I have 3 kids of varying ages, and am a work at home mom. I work from home as a freelance writer, in between changing diapers, slicing apples, and rescuing various household objects from destruction at the hands of my adorably curious littles. I am not the type who was “born to be a mother”, in fact I find that I more often than not feel completely out of my depth when it comes to parenting. Working is a no-brainer for me as I need something outside the realm of children to make me feel normal. That being said, I can’t help but feel like life may have been better when being a stay-at-home mom was expected.
Now, before you get your pitchforks ready—hear me out. In the days when being a SAHM was expected, there was a clear division of the realm of responsibility. As a SAHM your job was your home- parenting, keeping house, preparing meals and all those other things that ensure that the home and family is running smoothly. Although in my own perspective this sounds mind-numbingly dull, I can't help but think that this very clear division of duties sounds like a more efficient and less stressful way to operate than some of the alternatives we see today.
The financial pressures of the times make it so that it is very difficult to survive as a one-income family. Add on top of this the cost of daycare, and you end up with a scenario where many women end up having the responsibility of stay at home motherhood, plus needing to work outside (or inside) the home as well. I know in my own personal experience, this often leads to me doing it all- albeit poorly. Perhaps I’m out of the norm, but I have an immense amount of difficulty taking care of the kids, the home, and my own responsibilities as a worker. I feel immense pressure and stress, and often feel like I am doing everything a little bit wrong.
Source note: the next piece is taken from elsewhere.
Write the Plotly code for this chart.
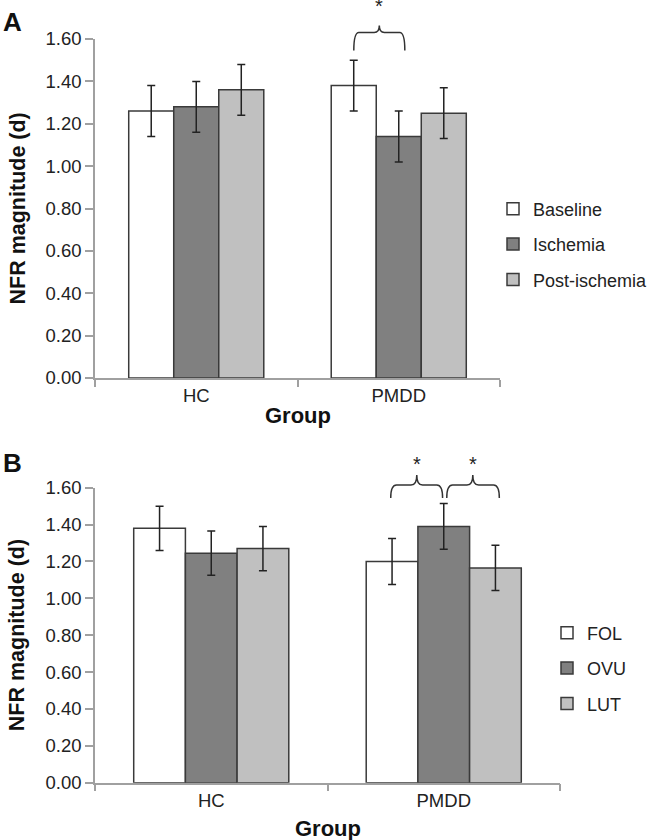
import plotly.graph_objects as go

groups = ['HC', 'PMDD']

# panel A - ischemia conditions
cond_a = ['Baseline', 'Ischemia', 'Post-ischemia']
baseline_a = [1.26, 1.38]
ischemia_a = [1.28, 1.14]
post_a = [1.36, 1.25]
baseline_a_err = [0.12, 0.12]
ischemia_a_err = [0.12, 0.12]
post_a_err = [0.12, 0.12]

# panel B - cycle phases
cond_b = ['FOL', 'OVU', 'LUT']
fol_b = [1.38, 1.20]
ovu_b = [1.245, 1.39]
lut_b = [1.27, 1.165]
fol_b_err = [0.12, 0.125]
ovu_b_err = [0.12, 0.124]
lut_b_err = [0.12, 0.123]

colors = ['#ffffff', '#808080', '#c0c0c0']
FONT = 'Liberation Sans, Arial, sans-serif'
YMAX = 1.6

fig = go.Figure()

def add_panel(names, means, errs, xa, ya, leg):
    for name, m, e, c in zip(names, means, errs, colors):
        fig.add_trace(go.Bar(
            x=groups, y=m, name=name, legendgroup=name + leg,
            marker=dict(color=c, line=dict(color='#3a3a3a', width=1.5)),
            error_y=dict(type='data', array=e, color='#222222', thickness=1.5, width=4),
            xaxis=xa, yaxis=ya, legend=leg,
        ))

add_panel(cond_a, [baseline_a, ischemia_a, post_a],
          [baseline_a_err, ischemia_a_err, post_a_err], 'x', 'y', 'legend')
add_panel(cond_b, [fol_b, ovu_b, lut_b],
          [fol_b_err, ovu_b_err, lut_b_err], 'x2', 'y2', 'legend2')

W, H = 655, 840

xax = dict(type='category', range=[-0.5, 1.5], showline=True, linecolor='#a0a0a0',
           linewidth=1.5, ticks='outside', tickson='boundaries', ticklen=7,
           tickcolor='#a0a0a0', tickwidth=1.5, showgrid=False, automargin=False,
           tickfont=dict(family=FONT, size=18.5, color='#222222'))
yax = dict(range=[0, YMAX], dtick=0.2, tickformat='.2f', showline=True,
           linecolor='#a0a0a0', linewidth=1.5, ticks='outside', ticklen=8,
           tickcolor='#a0a0a0', tickwidth=1.5, showgrid=False, zeroline=False,
           automargin=False, tickfont=dict(family=FONT, size=18.5, color='#222222'))

fig.update_layout(
    width=W, height=H,
    margin=dict(l=0, r=0, t=0, b=0, autoexpand=False),
    paper_bgcolor='white', plot_bgcolor='white',
    barmode='group', bargap=0.333, bargroupgap=0,
    font=dict(family=FONT, color='#222222'),
    xaxis=dict(xax, domain=[95 / W, 500 / W], anchor='y'),
    yaxis=dict(yax, domain=[1 - 378 / H, 1 - 39 / H], anchor='x'),
    xaxis2=dict(xax, domain=[95 / W, 560 / W], anchor='y2'),
    yaxis2=dict(yax, domain=[1 - 782.7 / H, 1 - 487.7 / H], anchor='x2'),
    legend=dict(x=493 / W, y=1 - 244.5 / H, xanchor='left', yanchor='middle',
                font=dict(family=FONT, size=18, color='#222222'),
                tracegroupgap=9, bgcolor='rgba(0,0,0,0)'),
    legend2=dict(x=547 / W, y=1 - 668.5 / H, xanchor='left', yanchor='middle',
                 font=dict(family=FONT, size=18, color='#222222'),
                 tracegroupgap=9, bgcolor='rgba(0,0,0,0)'),
)

# significance braces with asterisk
def brace(xa, xb, xm, ybot, yh, ytip, ystar, xref, yref):
    r = 0.025
    yb, yhh, yt = ybot / YMAX, yh / YMAX, ytip / YMAX
    path = (f'M{xa},{yb} Q{xa},{yhh} {xa + r},{yhh} L{xm - r},{yhh} '
            f'Q{xm},{yhh} {xm},{yt} Q{xm},{yhh} {xm + r},{yhh} '
            f'L{xb - r},{yhh} Q{xb},{yhh} {xb},{yb}')
    fig.add_shape(type='path', path=path, xref=xref, yref=yref + ' domain',
                  line=dict(color='#333333', width=1.5))
    fig.add_annotation(x=xm, y=ystar / YMAX, xref=xref, yref=yref + ' domain',
                       text='*', showarrow=False, font=dict(family=FONT, size=20, color='#222222'),
                       yanchor='bottom')

brace(0.778, 1.03, 0.904, 1.546, 1.631, 1.664, 1.694, 'x', 'y')
brace(0.772, 0.995, 0.884, 1.544, 1.614, 1.669, 1.66, 'x2', 'y2')
brace(1.013, 1.239, 1.125, 1.544, 1.614, 1.669, 1.66, 'x2', 'y2')

# panel letters and axis titles
for letter, yp in [('A', 22), ('B', 462.5)]:
    fig.add_annotation(x=1 / W, y=1 - yp / H, xref='paper', yref='paper', text='<b>' + letter + '</b>',
                       showarrow=False, xanchor='left', yanchor='middle',
                       font=dict(family=FONT, size=26, color='#111111'))

for ya in ['y', 'y2']:
    fig.add_annotation(x=17 / W, y=0.5, xref='paper', yref=ya + ' domain', xanchor='center',
                       text='<b>NFR magnitude (d)</b>', textangle=-90, showarrow=False,
                       font=dict(family=FONT, size=21.5, color='#111111'))

fig.add_annotation(x=0.5, y=1 - 415 / H, xref='x domain', yref='paper', text='<b>Group</b>',
                   showarrow=False, yanchor='middle', font=dict(family=FONT, size=22, color='#111111'))
fig.add_annotation(x=0.5, y=1 - 828 / H, xref='x2 domain', yref='paper', text='<b>Group</b>',
                   showarrow=False, yanchor='middle', font=dict(family=FONT, size=22, color='#111111'))

# the page body has a default 8px margin; drop it so the figure fills the window
fig.write_html('out.html', config={'displayModeBar': False},
               post_script="document.body.style.margin='0px';")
I feel like I am never there enough for my kids, and that I am never working enough to be successful. I'm constantly feeling like I'm in a stage of divided attention, doing everything halfheartedly and feeling the penultimate pressure from each. Although I feel grateful for the choice to work as well as parent my children, financial pressures make it so that it is less of a choice then it is an expectation to try and do both. I’m glad that my role as a woman can include life outside of mothering, and that society’s expectation of women has expanded so that we aren’t just expected to just be Stepford Moms, however, I can’t help but feel like life would be a bit easier if the home was my singular domain of responsibility.
Just as most things, I guess that it’s relative. I am grateful for my life and for the opportunities I have- while at the same time feeling sometimes overwhelmed with trying to do multiple things, without dropping the ball.